The Crosland Moor school, which has 760 pupils and is due to become an academy in May, has been awarded Specialist Schools and Academies Trust Consultant School Accreditation status.
That’s in recognition of its work supporting and working with colleagues from other schools across the country.
Since 2008, the college has hosted staff from more than 100 schools on a range of leadership and management training courses. It has also worked with other Kirklees schools in delivering training events as part of the SSAT Kirklees Hub.
Last week the college hosted 20 staff from schools across the country, looking at the school’s work on the curriculum, teaching and learning, community cohesion and pupil support and guidance.
They had a key note speech from the headteacher Jane Acklam, toured the school and observed lessons as part of the training programme.
The event coincided with a visit from Colne Valley MP Jason McCartney, who toured the school and also observed lessons with the chairman of governors Mrs Louise Couzens-Abbott.
Moor End’s work with schools nationwide is furthered by JaneAcklam’s recent appointment as a National Leader of Education, one of only a handful of local headteachers chosen for a top role in supporting schools nationwide who are in challenging circumstances.
In the latest recruitment round, Jane is one of 100 heads to be selected from across the country.
She will be attending the National College’s Learning and Conference Centre in Nottingham later this month for a formal induction and training for the role in driving school improvement.

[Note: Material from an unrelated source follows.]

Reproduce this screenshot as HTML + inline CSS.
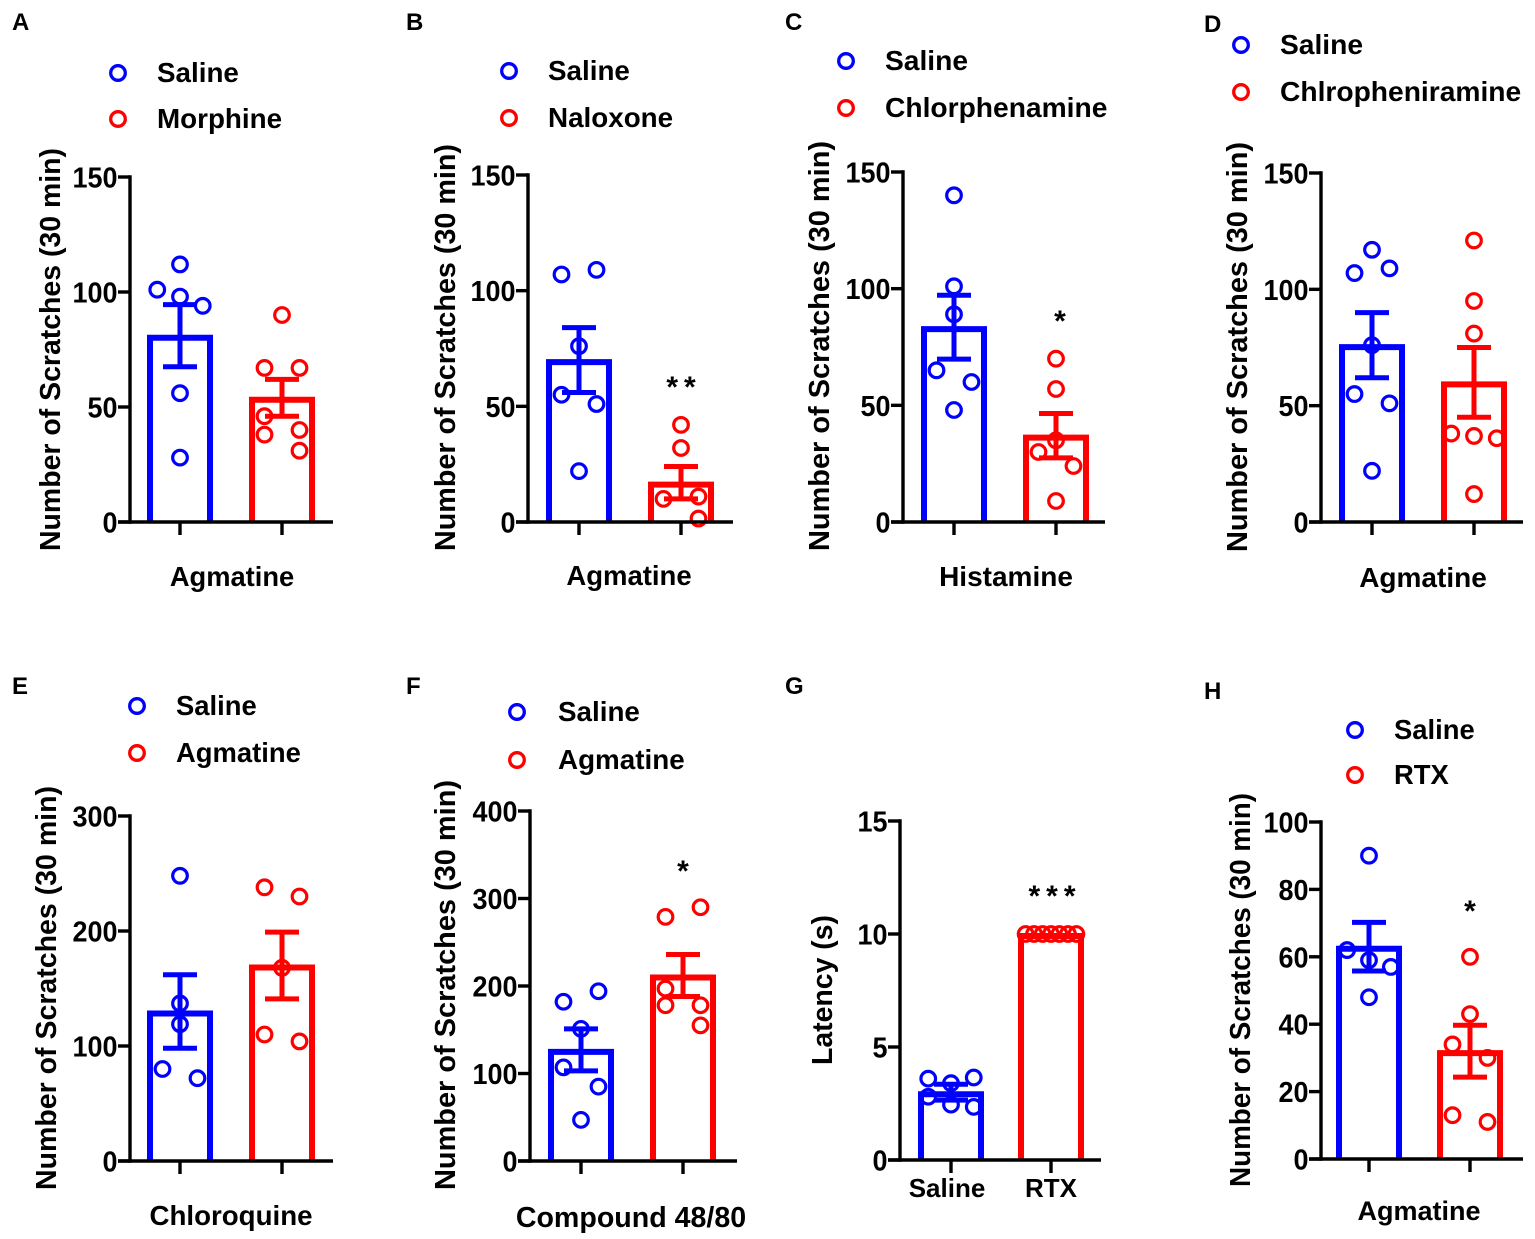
<!DOCTYPE html>
<html lang="en">
<head>
<meta charset="utf-8">
<title>Scratching behaviour panels</title>
<style>
html,body{margin:0;padding:0;background:#fff;}
svg{display:block;}
text{font-family:"Liberation Sans",sans-serif;font-weight:bold;fill:#000;}
</style>
</head>
<body>
<svg id="figure" width="1535" height="1239" viewBox="0 0 1535 1239" xmlns="http://www.w3.org/2000/svg"></svg>
<script>
// ---- data ----
const ticksA = [0, 50, 100, 150];
const seriesNamesA = ["Saline", "Morphine"];
const meansA = [81, 54];
const semsA = [13.5, 8];
const salineA = [112, 101, 98, 94, 56, 28];
const treatedA = [90, 67, 67, 46, 40, 38, 31];
const salineJitterA = [0, -1.3, 0, 1.3, 0, 0];
const treatedJitterA = [0, -1, 1, -1, 1, -1, 1];

const ticksB = [0, 50, 100, 150];
const seriesNamesB = ["Saline", "Naloxone"];
const meansB = [70, 17];
const semsB = [14, 7];
const salineB = [109, 107, 76, 55, 51, 22];
const treatedB = [42, 32, 11, 10, 1.5];
const salineJitterB = [1, -1, 0, -1, 1, 0];
const treatedJitterB = [0, 0, 1, -1, 1];

const ticksC = [0, 50, 100, 150];
const seriesNamesC = ["Saline", "Chlorphenamine"];
const meansC = [83.5, 37];
const semsC = [13.7, 9.5];
const salineC = [140, 101, 89, 65, 60, 48];
const treatedC = [70, 57, 35, 30, 24, 9];
const salineJitterC = [0, 0, 0, -1, 1, 0];
const treatedJitterC = [0, 0, 0, -1, 1, 0];

const ticksD = [0, 50, 100, 150];
const seriesNamesD = ["Saline", "Chlropheniramine"];
const meansD = [76, 60];
const semsD = [14, 15];
const salineD = [117, 109, 107, 76, 55, 51, 22];
const treatedD = [121, 95, 81, 38, 37, 36, 12];
const salineJitterD = [0, 1, -1, 0, -1, 1, 0];
const treatedJitterD = [0, 0, 0, -1.3, 0, 1.3, 0];

const ticksE = [0, 100, 200, 300];
const seriesNamesE = ["Saline", "Agmatine"];
const meansE = [130, 170];
const semsE = [32, 29];
const salineE = [248, 137, 119, 80, 72];
const treatedE = [238, 230, 168, 110, 104];
const salineJitterE = [0, 0, 0, -1, 1];
const treatedJitterE = [-1, 1, 0, -1, 1];

const ticksF = [0, 100, 200, 300, 400];
const seriesNamesF = ["Saline", "Agmatine"];
const meansF = [127, 212];
const semsF = [24, 24];
const salineF = [194, 182, 151, 107, 85, 47];
const treatedF = [290, 279, 197, 178, 178, 155];
const salineJitterF = [1, -1, 0, -1, 1, 0];
const treatedJitterF = [1, -1, -1, -1, 1, 1];

const ticksG = [0, 5, 10, 15];
const categoriesG = ["Saline", "RTX"];
const meansG = [3, 10];
const semsG = [0.35, 0];
const salineG = [3.6, 3.65, 3.4, 2.8, 2.45, 2.35];
const treatedG = [10, 10, 10, 10, 10, 10, 10];
const salineJitterG = [-1.3, 1.3, 0, -1.3, 0, 1.3];
const treatedJitterG = [-1.45, -0.97, -0.48, 0, 0.48, 0.97, 1.45];

const ticksH = [0, 20, 40, 60, 80, 100];
const seriesNamesH = ["Saline", "RTX"];
const meansH = [63, 32];
const semsH = [7.2, 7.7];
const salineH = [90, 62, 59, 57, 48];
const treatedH = [60, 43, 34, 30, 13, 11];
const salineJitterH = [0, -1.25, 0, 1.25, 0];
const treatedJitterH = [0, 0, -1, 1, -1, 1];

// ---- layout (pixels) ----
const panels = [
 {id:"a",letter:"A",lx:12,ly:30,ax:130,y0:522,yT:177,xEnd:333,c:[180,282],ticks:ticksA,means:meansA,sems:semsA,pts:[salineA,treatedA],jit:[salineJitterA,treatedJitterA],names:seriesNamesA,lgX:118,lgTx:157,lgY:[73,119],lgSize:27.8,xl:"Agmatine",xlX:232,xlY:586,xlSize:27.3,ylab:"Number of Scratches (30 min)",ylX:60,ylY:349.5,ylLen:403},
 {id:"b",letter:"B",lx:406,ly:30,ax:528,y0:522,yT:175,xEnd:733,c:[579,681],ticks:ticksB,means:meansB,sems:semsB,pts:[salineB,treatedB],jit:[salineJitterB,treatedJitterB],names:seriesNamesB,lgX:509,lgTx:548,lgY:[71,118],lgSize:27.8,xl:"Agmatine",xlX:629,xlY:585,xlSize:27.5,ylab:"Number of Scratches (30 min)",ylX:455,ylY:347.5,ylLen:407,star:"**",sx:681,sy:397},
 {id:"c",letter:"C",lx:785,ly:30,ax:903,y0:522,yT:172,xEnd:1105,c:[954,1056],ticks:ticksC,means:meansC,sems:semsC,pts:[salineC,treatedC],jit:[salineJitterC,treatedJitterC],names:seriesNamesC,lgX:846,lgTx:885,lgY:[61,108],lgSize:28.2,xl:"Histamine",xlX:1006,xlY:586,xlSize:28,ylab:"Number of Scratches (30 min)",ylX:829,ylY:346,ylLen:410,star:"*",sx:1060,sy:331},
 {id:"d",letter:"D",lx:1204,ly:32,ax:1321,y0:522,yT:173,xEnd:1523,c:[1372,1474],ticks:ticksD,means:meansD,sems:semsD,pts:[salineD,treatedD],jit:[salineJitterD,treatedJitterD],names:seriesNamesD,lgX:1241,lgTx:1280,lgY:[45,92],lgSize:28.2,xl:"Agmatine",xlX:1423,xlY:587,xlSize:28,ylab:"Number of Scratches (30 min)",ylX:1247,ylY:347,ylLen:410},
 {id:"e",letter:"E",lx:12,ly:694,ax:130,y0:1161,yT:816,xEnd:333,c:[180,282],ticks:ticksE,means:meansE,sems:semsE,pts:[salineE,treatedE],jit:[salineJitterE,treatedJitterE],names:seriesNamesE,lgX:137,lgTx:176,lgY:[706,753],lgSize:27.4,xl:"Chloroquine",xlX:231,xlY:1225,xlSize:27.7,ylab:"Number of Scratches (30 min)",ylX:56,ylY:988,ylLen:404},
 {id:"f",letter:"F",lx:406,ly:694,ax:530,y0:1161,yT:811,xEnd:737,c:[581,683],ticks:ticksF,means:meansF,sems:semsF,pts:[salineF,treatedF],jit:[salineJitterF,treatedJitterF],names:seriesNamesF,lgX:517,lgTx:558,lgY:[712,760],lgSize:27.8,xl:"Compound 48/80",xlX:631,xlY:1227,xlSize:28.6,ylab:"Number of Scratches (30 min)",ylX:455,ylY:985,ylLen:410,star:"*",sx:683,sy:881},
 {id:"g",letter:"G",lx:785,ly:694,ax:900,y0:1160,yT:821,xEnd:1101,c:[951,1051],ticks:ticksG,means:meansG,sems:semsG,pts:[salineG,treatedG],jit:[salineJitterG,treatedJitterG],cats:categoriesG,catX:[947,1051],catY:1197,ylab:"Latency (s)",ylX:832,ylY:990,ylLen:150,star:"***",sx:1052,sy:906},
 {id:"h",letter:"H",lx:1204,ly:699,ax:1321,y0:1159,yT:822,xEnd:1523,c:[1369,1470],ticks:ticksH,means:meansH,sems:semsH,pts:[salineH,treatedH],jit:[salineJitterH,treatedJitterH],names:seriesNamesH,lgX:1355,lgTx:1394,lgY:[730,775],lgSize:27.4,xl:"Agmatine",xlX:1419,xlY:1220,xlSize:27,ylab:"Number of Scratches (30 min)",ylX:1250,ylY:990,ylLen:394,star:"*",sx:1470,sy:921}
];
const colors = ["#0000ff", "#ff0000"];
const seriesKeys = ["saline", "treated"];
const jitterStep = 17.5;
const tickCharWidth = 15;
const barTopOffset = 2;
const svgNS = "http://www.w3.org/2000/svg";
const root = document.getElementById("figure");

function make(parent, tag, attrs, name, text) {
  const el = document.createElementNS(svgNS, tag);
  for (const k in attrs) el.setAttribute(k, attrs[k]);
  
  
  if (text !== undefined) el.textContent = text;
  parent.appendChild(el);
  return el;
}

function drawPanel(p) {
  const g = make(root, "g", {}, "panel-" + p.id);
  const maxTick = p.ticks[p.ticks.length - 1];
  const yScale = v => p.y0 - (v / maxTick) * (p.y0 - p.yT);

  make(g, "text", {x:p.lx, y:p.ly, "font-size":24}, "panel-label-" + p.id, p.letter);

  // legend
  if (p.names) {
    p.names.forEach((nm, i) => {
      make(g, "circle", {cx:p.lgX, cy:p.lgY[i], r:7.3, fill:"none", stroke:colors[i], "stroke-width":3.3}, "legend-marker-" + seriesKeys[i]);
      make(g, "text", {x:p.lgTx, y:p.lgY[i] + 9, "font-size":p.lgSize}, "legend-label-" + seriesKeys[i], nm);
    });
  }

  // bars, error bars, points
  p.means.forEach((m, i) => {
    const c = p.c[i];
    const top = yScale(m) + barTopOffset;
    make(g, "path", {d:`M${c - 30} ${p.y0}V${top}H${c + 30}V${p.y0}`, fill:"none", stroke:colors[i], "stroke-width":6}, "bar-" + seriesKeys[i]);
    const hi = yScale(m + p.sems[i]);
    const lo = yScale(m - p.sems[i]);
    if (p.sems[i] > 0) {
      make(g, "line", {x1:c, x2:c, y1:hi, y2:lo, stroke:colors[i], "stroke-width":5}, "error-stem-" + seriesKeys[i]);
      make(g, "line", {x1:c - 17, x2:c + 17, y1:hi, y2:hi, stroke:colors[i], "stroke-width":5}, "error-cap-upper-" + seriesKeys[i]);
      make(g, "line", {x1:c - 17, x2:c + 17, y1:lo, y2:lo, stroke:colors[i], "stroke-width":5}, "error-cap-lower-" + seriesKeys[i]);
    }
    p.pts[i].forEach((v, j) => {
      make(g, "circle", {cx:c + p.jit[i][j] * jitterStep, cy:yScale(v), r:7.3, fill:"none", stroke:colors[i], "stroke-width":3.2}, "point-" + seriesKeys[i]);
    });
  });

  // axes
  make(g, "line", {x1:p.ax, x2:p.ax, y1:p.yT - 1.7, y2:p.y0 + 1.7, stroke:"#000", "stroke-width":3.4}, "y-axis-line");
  make(g, "line", {x1:p.ax - 12, x2:p.xEnd, y1:p.y0, y2:p.y0, stroke:"#000", "stroke-width":3.4}, "x-axis-line");
  p.ticks.forEach(t => {
    const y = yScale(t);
    make(g, "line", {x1:p.ax - 12, x2:p.ax, y1:y, y2:y, stroke:"#000", "stroke-width":3.4}, "y-tick");
    make(g, "text", {x:p.ax - 12.5, y:y + 10.5, "font-size":29, "text-anchor":"end", textLength:String(t).length * tickCharWidth, lengthAdjust:"spacingAndGlyphs"}, "y-tick-label", t);
  });
  p.c.forEach((c, i) => {
    make(g, "line", {x1:c, x2:c, y1:p.y0, y2:p.y0 + 13, stroke:"#000", "stroke-width":3.4}, "x-tick-" + seriesKeys[i]);
  });

  // axis titles
  if (p.xl) make(g, "text", {x:p.xlX, y:p.xlY, "font-size":p.xlSize, "text-anchor":"middle"}, "x-axis-title", p.xl);
  if (p.cats) p.cats.forEach((nm, i) => {
    make(g, "text", {x:p.catX[i], y:p.catY, "font-size":26, "text-anchor":"middle"}, "x-category-label-" + seriesKeys[i], nm);
  });
  make(g, "text", {x:p.ylX, y:p.ylY, "font-size":28.5, "text-anchor":"middle", textLength:p.ylLen, lengthAdjust:"spacingAndGlyphs", transform:`rotate(-90 ${p.ylX} ${p.ylY})`}, "y-axis-title", p.ylab);

  // significance
  if (p.star) make(g, "text", {x:p.sx + 3, y:p.sy, "font-size":30, "font-weight":"normal", "text-anchor":"middle", "letter-spacing":"6"}, "significance-marker", p.star);
}

panels.forEach(drawPanel);
</script>
</body>
</html>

She said: “It is estimated that well over half a million pupils have already benefited from the National Leaders of Education/ National Support Schools scheme since it was set up five years ago and many in the scheme see improvements in exam results at both the support and client schools with progress achieved in excess of the improvements nationally.”
National Leaders of Education (NLEs) use their success and professionalism as school leaders, along with the staff in their school – designated a National Support School. They provide additional leadership capability in struggling schools or to those in transition to federation or academy status.
The deployment is tailor-made to suit the needs of each school.
The type of support provided is flexible and can involve NLEs becoming acting or executive headteacher of the client school or schools.
They also have responsibility for bringing on the next generation of NLEs and National Support Schools.
For secondary schools supported by the scheme between 2008 and 2010, the rate of improvement in the percentage achieving five or more A* to C grade GCSEs (including English and maths) is almost twice that compared to those who had not had this support.
Last year’s annual Oftsed report showed of all the schools that came out of special measures during 2009/10, almost one quarter (24%) had been assisted by an NLE.
Toby Salt, deputy chief executive of the National College, said: “This is about the best school leaders helping the rest. It’s fantastic that heads like Jane Acklam are looking beyond their own school gates and support others to help more and more pupils get the best start in life.”